How about the poverty rate? Let’s map those as well:
breaks <- c(5, seq(10,35,by=5))
poverty %>% filter(year == "2013") %>%
NYMap("poverty","Poverty Rate","2013",
"Rate", breaks)
poverty %>% filter(year == "2014") %>%
NYMap("poverty","Poverty Rate","2014",
"Rate", breaks)
poverty %>% filter(year == "2015") %>%
NYMap("poverty","Poverty Rate","2015",
"Rate", breaks)
The poverty rate also appears to be low in counties where opioid deaths are high. We can also look at the median incomes of each county:
breaks <- c(30, seq(40,110,by=10))
poverty %>% filter(year == "2013") %>%
NYMap("income","Median Income","2013",
"Thousands of Dollars", breaks)
poverty %>% filter(year == "2014") %>%
NYMap("income","Median Income","2014",
"Thousands of Dollars", breaks)
poverty %>% filter(year == "2015") %>%
NYMap("income","Median Income","2015",
"Thousands of Dollars", breaks)
We see rather high median incomes in some of the problematic counties, which we mostly expected from the poverty levels above.
To support our analysis, we will join our data frames so we have all the variables we will be using in a single data frame.
joint <- inner_join(opioids,unemployment,
by=c("county" = "county","year" = "year")) %>%
inner_join(poverty, by=c("county" = "county","year" = "year"))
Let’s start by plotting deaths versus unemployment rates.
joint %>%
ggplot(aes(x=meanRate, y=deaths, col=as.factor(year))) +
geom_point() +
facet_wrap(~ year, nrow = 3) + scale_color_discrete("Year") +
ylab("Opioid Deaths") + xlab("Unemployment Rate")
There doesn’t appear to be much of a linear relationship here. In fact, the variables do not seem to be very correlated:
cor(joint$deaths, joint$meanRate)
## [1] -0.1069796
Next we look at poverty rates:
joint %>%
ggplot(aes(x=poverty, y=deaths, col=as.factor(year))) +
geom_point() +
facet_wrap(~ year, nrow = 3) + scale_color_discrete("Year") +
ylab("Opioid Deaths") + xlab("Poverty Rate")
The poverty variable seems to have little in the way of a linear relationship with the number of opioid deaths as well.

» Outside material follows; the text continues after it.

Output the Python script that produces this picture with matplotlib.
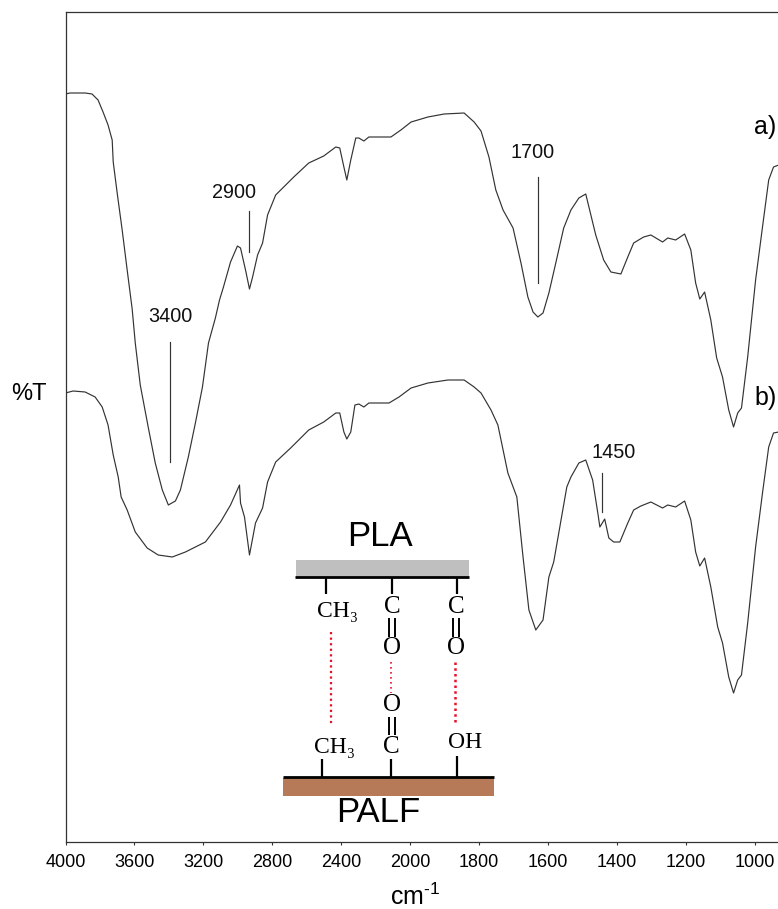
import matplotlib
matplotlib.use("Agg")
import matplotlib.pyplot as plt
import numpy as np

plt.rcParams['font.family'] = ['Liberation Sans', 'DejaVu Sans']
plt.rcParams['mathtext.fontset'] = 'custom'
plt.rcParams['mathtext.rm'] = 'Liberation Sans'
plt.rcParams['mathtext.default'] = 'regular'

# Spectrum a)
wn_a = [4000,3974,3886,3846,3811,3782,3753,3729,3723,3700,3671,3642,3613,3595,3566,3520,3479,3438,3403,3362,3333,3287,3246,3205,3170,3130,3106,3083,3042,3002,2984,2955,2932,2914,2885,2856,2827,2780,2675,2588,2501,2431,2408,2384,2367,2344,2315,2297,2268,2239,2111,2053,1997,1948,1901,1843,1814,1794,1771,1751,1730,1701,1678,1658,1643,1629,1614,1597,1577,1554,1533,1510,1490,1461,1438,1417,1388,1368,1351,1322,1301,1267,1252,1229,1203,1185,1171,1159,1145,1127,1110,1093,1075,1061,1049,1038,1020,997,977,959,945,930]
t_a = [748,749,749,748,742,730,717,702,680,649,612,572,533,499,457,415,379,352,337,341,352,385,419,455,499,524,542,555,580,596,594,572,553,565,587,599,627,647,665,679,686,695,694,675,662,682,704,704,701,705,705,712,720,725,728,729,720,711,685,652,632,614,579,545,530,525,529,549,579,614,632,644,648,607,582,570,568,585,599,605,607,600,604,602,608,592,559,543,550,522,484,465,432,415,429,434,485,562,615,662,675,677]

# Spectrum b)
wn_b = [4000,3956,3886,3828,3787,3753,3723,3694,3677,3642,3595,3526,3462,3380,3304,3188,3100,3042,2990,2984,2961,2932,2897,2856,2827,2780,2693,2588,2501,2431,2408,2384,2367,2344,2320,2297,2268,2239,2122,2064,1997,1948,1890,1843,1814,1794,1765,1745,1716,1690,1672,1655,1635,1614,1597,1583,1545,1533,1510,1490,1470,1455,1449,1435,1423,1409,1391,1368,1351,1330,1301,1267,1252,1229,1203,1185,1171,1159,1145,1127,1107,1093,1075,1061,1049,1038,1020,997,977,959,945,930]
t_b = [449,451,450,445,435,417,387,365,345,332,310,294,287,285,290,300,320,337,357,339,325,287,319,334,360,380,394,412,420,429,429,410,403,410,437,438,435,439,439,445,454,459,462,462,455,449,432,417,369,345,285,232,212,222,265,280,355,365,379,382,362,329,315,323,304,300,300,319,332,336,340,334,337,335,341,322,290,276,284,255,215,199,165,149,162,167,219,295,349,395,409,410]

tick_values = [4000,3600,3200,2800,2400,2000,1800,1600,1400,1200,1000]

# label, label wavenumber, label level, line wavenumber, line start, line end
peak_labels = ['3400','2900','1700','1450']
peak_label_wn = [3392,3019,1643,1408]
peak_label_t = [525,649,689,389]
peak_line_wn = [3392,2932,1629,1443]
peak_line_top = [500,631,665,369]
peak_line_bottom = [380,590,559,330]


def fwd(w):
    w = np.asarray(w, dtype=float)
    return np.where(w >= 2000, (4000 - w) / 2000, 1 + (2000 - w) / 1000)


def inv(p):
    p = np.asarray(p, dtype=float)
    return np.where(p <= 1, 4000 - p * 2000, 2000 - (p - 1) * 1000)


W, H = 778, 909
fig = plt.figure(figsize=(W / 100, H / 100), dpi=100, facecolor='white')
ax = fig.add_axes([65.5 / W, (H - 842) / H, (W - 65.5) / W, 830 / H])
ax.set_xscale('function', functions=(fwd, inv))
ax.set_ylim(0, 830)

curve = '#333333'
ax.plot(wn_a, t_a, color=curve, lw=0.85)
ax.plot(wn_b, t_b, color=curve, lw=0.85)

ax.set_xticks(tick_values)
ax.set_xticklabels([str(v) for v in tick_values], fontsize=13)
ax.minorticks_off()
ax.set_yticks([])
ax.tick_params(axis='x', length=2.5, width=0.8, color='#333333', pad=6)
ax.spines['right'].set_visible(False)
for s in ('top', 'left', 'bottom'):
    ax.spines[s].set_color('#333333')
    ax.spines[s].set_linewidth(0.9)

ax.set_xlabel('cm$^{\\mathregular{\u2010}1}$', fontsize=18)
ax.xaxis.set_label_coords((415 - 65.5) / (W - 65.5), -55 / 830, transform=ax.transAxes)
ax.xaxis.label.set_va('center')
ax.set_ylabel('%T', fontsize=17, rotation=0, ha='center', va='center')
ax.yaxis.set_label_coords((28.5 - 65.5) / (W - 65.5), (842 - 394) / 830)

for s, xw, yt, lw_, top, bot in zip(peak_labels, peak_label_wn, peak_label_t,
                                    peak_line_wn, peak_line_top, peak_line_bottom):
    ax.text(xw, yt, s, fontsize=14.3, ha='center', va='center', color='#111111')
    ax.plot([lw_, lw_], [top, bot], color='#333333', lw=0.85)

ax.text((776 - 65.5) / (W - 65.5), (842 - 127) / 830, 'a)', transform=ax.transAxes, fontsize=18,
        ha='right', va='center', clip_on=False)
ax.text((777 - 65.5) / (W - 65.5), (842 - 398) / 830, 'b)', transform=ax.transAxes, fontsize=18,
        ha='right', va='center', clip_on=False)

# The axis must run from high (left) to low (right) wavenumber whatever the
# scale does with the limits, so check the result and flip it if needed.
ax.set_autoscalex_on(False)
ax.set_xlim(4000, 932)
if ax.transData.transform([(4000, 0)])[0][0] > ax.transData.transform([(1000, 0)])[0][0]:
    ax.invert_xaxis()

# Schematic drawn in a pixel-space overlay
ov = fig.add_axes([0, 0, 1, 1], facecolor='none')
ov.set_xlim(0, W)
ov.set_ylim(H, 0)
ov.axis('off')

ov.add_patch(plt.Rectangle((296, 560), 173, 17, color='#BFBFBF', lw=0))
ov.add_patch(plt.Rectangle((283, 778), 211, 17.5, color='#B67A58', lw=0))
ov.plot([295, 469], [577, 577], color='black', lw=2, solid_capstyle='butt')
ov.plot([283, 494], [777, 777], color='black', lw=2, solid_capstyle='butt')

for x, y0, y1 in [(326, 577, 594), (392, 577, 594), (457, 577, 594),
                  (322, 759, 777), (391, 759, 777), (457, 756, 777)]:
    ov.plot([x, x], [y0, y1], color='black', lw=1.6, solid_capstyle='butt')

for x, y0, y1 in [(392, 618, 637), (456, 618, 637), (392, 717, 735)]:
    for dx in (-3, 3):
        ov.plot([x + dx, x + dx], [y0, y1], color='black', lw=1.4, solid_capstyle='butt')

red = '#E8102A'
ov.plot([331, 331], [632, 725], color=red, lw=1.6, ls=(0, (1, 1.5)))
ov.plot([391, 391], [662, 693], color=red, lw=1.2, ls=(0, (1, 2)))
ov.plot([455, 455], [662, 725], color=red, lw=1.8, ls=(0, (1, 1.3)))

serif = ['Liberation Serif', 'DejaVu Serif']
for s, x, y in [('C', 392, 607), ('O', 392, 648), ('C', 456, 607), ('O', 456, 648),
                ('O', 392, 705), ('C', 391, 747)]:
    ov.text(x, y, s, family=serif, fontsize=18, ha='center', va='center')
ov.text(338, 612, 'CH\u2083', family=serif, fontsize=17, ha='center', va='center')
ov.text(335, 747, 'CH\u2083', family=serif, fontsize=17, ha='center', va='center')
ov.text(465, 743, 'OH', family=serif, fontsize=17, ha='center', va='center')

ov.text(380, 536, 'PLA', fontsize=25, ha='center', va='center')
ov.text(378, 812, 'PALF', fontsize=25, ha='center', va='center')

fig.savefig('out.png', dpi=100)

cor(joint$deaths, joint$poverty)
## [1] 0.008518504
Finally, we explore median income:
joint %>%
ggplot(aes(x=income, y=deaths, col=as.factor(year))) +
geom_point() +
facet_wrap(~ year, nrow = 3) + scale_color_discrete("Year") +
ylab("Opioid Deaths") + xlab("Median Income (1,000's $)")
Strangely, income too appears to have somewhat of a relationship to the number of overdose deaths.
cor(joint$deaths, joint$income)
## [1] 0.4575836
Let’s dig deeper into the income variable and see how it relates to the overdose deaths. Let’s take 2013 first:
joint %>%
filter(year == "2013") %>%
ggplot(aes(x=income, y=deaths, col=as.factor(year))) +
geom_point() +
scale_color_discrete("Year") +
ylab("Opioid Deaths") + xlab("Median Income (1,000's $)")
Let’s try to fit a linear regression line:
mod_income13 <- lm(deaths ~ income, data = joint[which(joint$year==2013),])
summary(mod_income13)
##
## Call:
## lm(formula = deaths ~ income, data = joint[which(joint$year ==
## 2013), ])
##
## Residuals:
## Min 1Q Median 3Q Max
## -77.783 -16.162 -8.252 -0.015 130.679
##
## Coefficients:
## Estimate Std. Error t value Pr(>|t|)
## (Intercept) -59.3863 19.3503 -3.069 0.00322 **
## income 1.6212 0.3576 4.534 2.82e-05 ***
## ---
## Signif. codes: 0 '***' 0.001 '**' 0.01 '*' 0.05 '.' 0.1 ' ' 1
##
## Residual standard error: 35.96 on 60 degrees of freedom
## Multiple R-squared: 0.2552, Adjusted R-squared: 0.2428
## F-statistic: 20.56 on 1 and 60 DF, p-value: 2.821e-05
There is some linear relationship:
joint %>%
filter(year == "2013") %>%
ggplot(aes(x=income, y=deaths, col=as.factor(year))) +
geom_point() +
scale_color_discrete("Year") +
ylab("Opioid Deaths") + xlab("Median Income (1,000's $)") +
geom_line(aes(y=fitted(mod_income13)),linetype = 3)
However, what does that mean in context? Why would an increase in income be associated with somewhat of a mild increase in opioid deaths? Apparently the Median Income variable is acting here as a surrogate for something else.